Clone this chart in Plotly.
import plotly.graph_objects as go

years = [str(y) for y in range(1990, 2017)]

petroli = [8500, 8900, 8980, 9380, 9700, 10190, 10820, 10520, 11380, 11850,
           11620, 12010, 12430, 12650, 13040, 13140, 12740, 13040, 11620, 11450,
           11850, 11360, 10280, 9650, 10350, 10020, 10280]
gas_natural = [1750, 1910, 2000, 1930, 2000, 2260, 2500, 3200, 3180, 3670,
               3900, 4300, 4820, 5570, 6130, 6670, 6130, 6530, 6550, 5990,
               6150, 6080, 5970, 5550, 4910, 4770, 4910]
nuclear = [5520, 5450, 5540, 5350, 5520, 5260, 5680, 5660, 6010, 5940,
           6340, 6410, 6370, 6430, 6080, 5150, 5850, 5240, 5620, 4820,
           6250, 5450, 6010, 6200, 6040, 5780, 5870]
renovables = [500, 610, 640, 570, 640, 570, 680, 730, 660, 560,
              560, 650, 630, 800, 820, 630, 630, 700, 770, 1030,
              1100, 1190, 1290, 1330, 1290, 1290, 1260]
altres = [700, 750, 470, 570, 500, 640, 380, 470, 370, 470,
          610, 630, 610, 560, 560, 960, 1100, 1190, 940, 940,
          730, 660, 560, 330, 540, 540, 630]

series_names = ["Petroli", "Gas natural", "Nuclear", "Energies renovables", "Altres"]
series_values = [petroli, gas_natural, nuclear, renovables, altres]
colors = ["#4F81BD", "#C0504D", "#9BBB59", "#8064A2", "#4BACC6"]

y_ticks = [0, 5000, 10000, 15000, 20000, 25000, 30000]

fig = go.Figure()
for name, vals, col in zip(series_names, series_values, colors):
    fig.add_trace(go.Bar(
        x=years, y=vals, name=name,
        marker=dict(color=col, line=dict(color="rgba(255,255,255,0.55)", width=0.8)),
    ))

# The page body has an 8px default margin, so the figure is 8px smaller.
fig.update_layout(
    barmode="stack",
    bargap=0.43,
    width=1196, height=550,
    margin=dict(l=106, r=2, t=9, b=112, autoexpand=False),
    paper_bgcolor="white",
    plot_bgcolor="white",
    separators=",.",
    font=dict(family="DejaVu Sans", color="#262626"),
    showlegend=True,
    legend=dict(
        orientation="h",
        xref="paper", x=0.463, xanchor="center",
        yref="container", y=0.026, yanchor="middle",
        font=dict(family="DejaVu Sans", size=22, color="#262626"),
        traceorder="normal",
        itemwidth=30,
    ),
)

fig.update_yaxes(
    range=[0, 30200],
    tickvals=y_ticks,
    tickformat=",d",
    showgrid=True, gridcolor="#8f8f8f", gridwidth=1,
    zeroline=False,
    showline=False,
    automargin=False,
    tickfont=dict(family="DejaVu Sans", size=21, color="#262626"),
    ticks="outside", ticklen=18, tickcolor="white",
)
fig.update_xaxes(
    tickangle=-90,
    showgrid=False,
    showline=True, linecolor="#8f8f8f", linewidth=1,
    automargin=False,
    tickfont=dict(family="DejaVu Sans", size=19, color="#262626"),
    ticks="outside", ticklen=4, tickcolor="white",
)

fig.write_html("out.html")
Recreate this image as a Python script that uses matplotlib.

> [To be done] Extract every line above exactly as it stands.

> [Answer to the task]
Clone this chart in Plotly.
import plotly.graph_objects as go

years = [str(y) for y in range(1990, 2017)]

petroli = [8500, 8900, 8980, 9380, 9700, 10190, 10820, 10520, 11380, 11850,
           11620, 12010, 12430, 12650, 13040, 13140, 12740, 13040, 11620, 11450,
           11850, 11360, 10280, 9650, 10350, 10020, 10280]
gas_natural = [1750, 1910, 2000, 1930, 2000, 2260, 2500, 3200, 3180, 3670,
               3900, 4300, 4820, 5570, 6130, 6670, 6130, 6530, 6550, 5990,
               6150, 6080, 5970, 5550, 4910, 4770, 4910]
nuclear = [5520, 5450, 5540, 5350, 5520, 5260, 5680, 5660, 6010, 5940,
           6340, 6410, 6370, 6430, 6080, 5150, 5850, 5240, 5620, 4820,
           6250, 5450, 6010, 6200, 6040, 5780, 5870]
renovables = [500, 610, 640, 570, 640, 570, 680, 730, 660, 560,
              560, 650, 630, 800, 820, 630, 630, 700, 770, 1030,
              1100, 1190, 1290, 1330, 1290, 1290, 1260]
altres = [700, 750, 470, 570, 500, 640, 380, 470, 370, 470,
          610, 630, 610, 560, 560, 960, 1100, 1190, 940, 940,
          730, 660, 560, 330, 540, 540, 630]

series_names = ["Petroli", "Gas natural", "Nuclear", "Energies renovables", "Altres"]
series_values = [petroli, gas_natural, nuclear, renovables, altres]
colors = ["#4F81BD", "#C0504D", "#9BBB59", "#8064A2", "#4BACC6"]

y_ticks = [0, 5000, 10000, 15000, 20000, 25000, 30000]

fig = go.Figure()
for name, vals, col in zip(series_names, series_values, colors):
    fig.add_trace(go.Bar(
        x=years, y=vals, name=name,
        marker=dict(color=col, line=dict(color="rgba(255,255,255,0.55)", width=0.8)),
    ))

# The page body has an 8px default margin, so the figure is 8px smaller.
fig.update_layout(
    barmode="stack",
    bargap=0.43,
    width=1196, height=550,
    margin=dict(l=106, r=2, t=9, b=112, autoexpand=False),
    paper_bgcolor="white",
    plot_bgcolor="white",
    separators=",.",
    font=dict(family="DejaVu Sans", color="#262626"),
    showlegend=True,
    legend=dict(
        orientation="h",
        xref="paper", x=0.463, xanchor="center",
        yref="container", y=0.026, yanchor="middle",
        font=dict(family="DejaVu Sans", size=22, color="#262626"),
        traceorder="normal",
        itemwidth=30,
    ),
)

fig.update_yaxes(
    range=[0, 30200],
    tickvals=y_ticks,
    tickformat=",d",
    showgrid=True, gridcolor="#8f8f8f", gridwidth=1,
    zeroline=False,
    showline=False,
    automargin=False,
    tickfont=dict(family="DejaVu Sans", size=21, color="#262626"),
    ticks="outside", ticklen=18, tickcolor="white",
)
fig.update_xaxes(
    tickangle=-90,
    showgrid=False,
    showline=True, linecolor="#8f8f8f", linewidth=1,
    automargin=False,
    tickfont=dict(family="DejaVu Sans", size=19, color="#262626"),
    ticks="outside", ticklen=4, tickcolor="white",
)

fig.write_html("out.html")
Recreate this image as a Python script that uses matplotlib.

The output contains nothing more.